The album's only misstep is "Moonchild." The cut begins with a ghostly, echoed vocal by Lake, muffled, puffy drums and balalaika-like asides by Fripp. After a few minutes it degenerates into the type of free-form jazzy noodling that crippled the group's subsequent releases. The bunny-hopping percussion and irreverent xylophone rapping goes on for an overindulgent ten minutes before Lake mercifully returns with the closing verse. Listen to the first three minutes of "Moonchild" and skip the rest. Ironically, Steve Winwood lifted the melodic first few minutes for his song "Horizon," a highlight of his 2005 release, "About Time."

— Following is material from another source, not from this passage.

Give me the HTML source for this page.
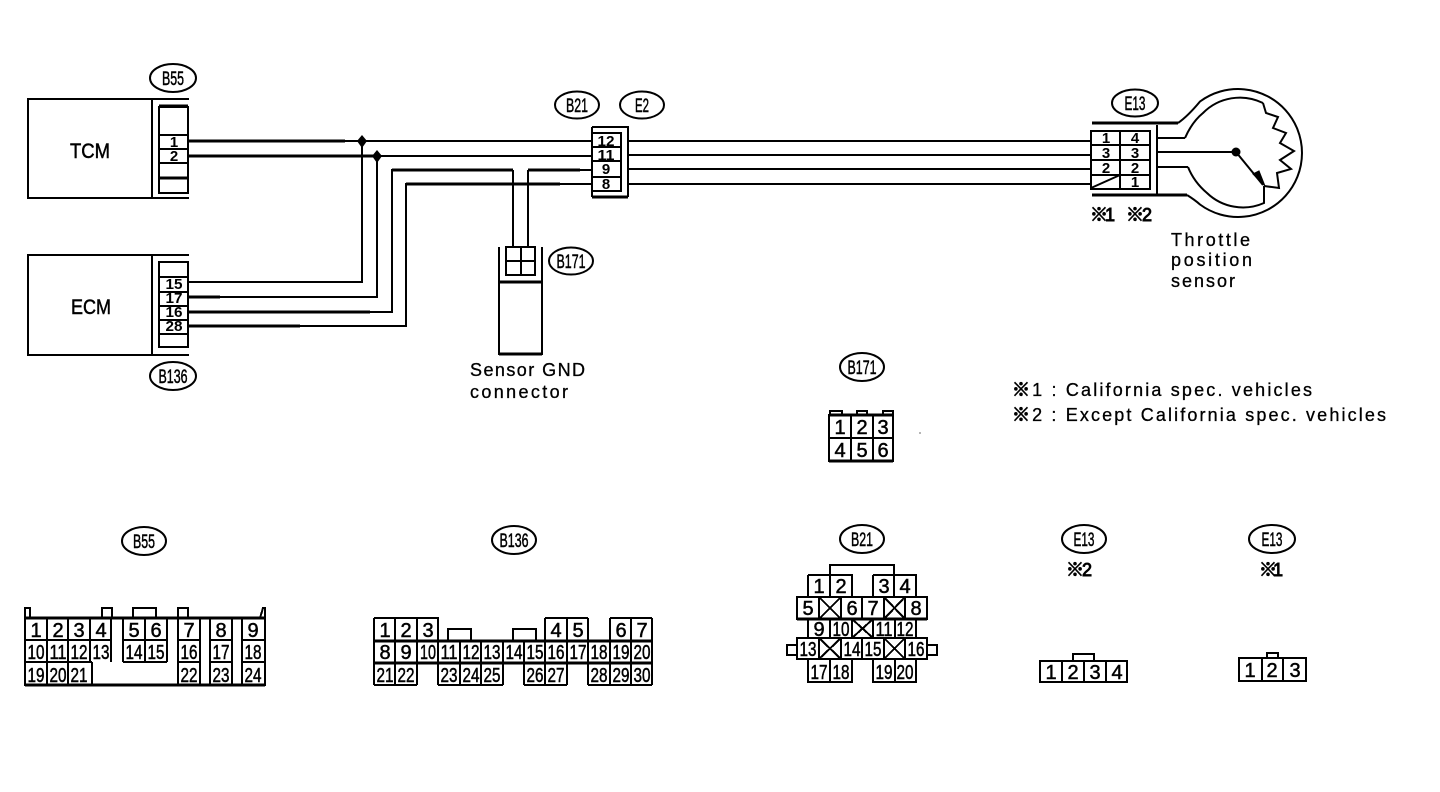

The album's centerpiece and the song that mesmerized millions of early FM radio listeners is the Mellotron-dominated title track. Giles emphatic drumming, Lake's doomsday vocal and Macdonald's horror film Mellotron chording set the song's nightmarish tone, with Macdonald providing a melodic respite with a whispery, baroque-styled flute solo.
Bassist Greg Lake may not be as omnipresent as Andy Fraser, Rick Grech or Jack Bruce, but he provides a nimble foundation to Fripp's off-center guitar work, particularly amidst the chaos of "21ST Century Schizoid Man;" and he adroitly adapts his vocal phrasing to fit the mood of each song. But the album's heavyweights are Ian Macdonald, Mike Giles and Pete Sinfield, who provide the album's color, character, and copy, respectfully. Unfortunately, the group imploded over its future musical direction, and within a year the original band was a legendary footnote. Sinfield was given his walking papers, Lake departed to join Keith Emerson and Carl Palmer in ELP, and Macdonald and Giles teamed up to record the album that should have been the group's follow up before Macdonald founded the schlock rock MOR group Foreigner. Fripp slogged on using the group's moniker, but King Crimson left the prog genre it had helped establish after its second album "In the Wake of Poseidon," morphing into a grating, less accessible schizoid jam band.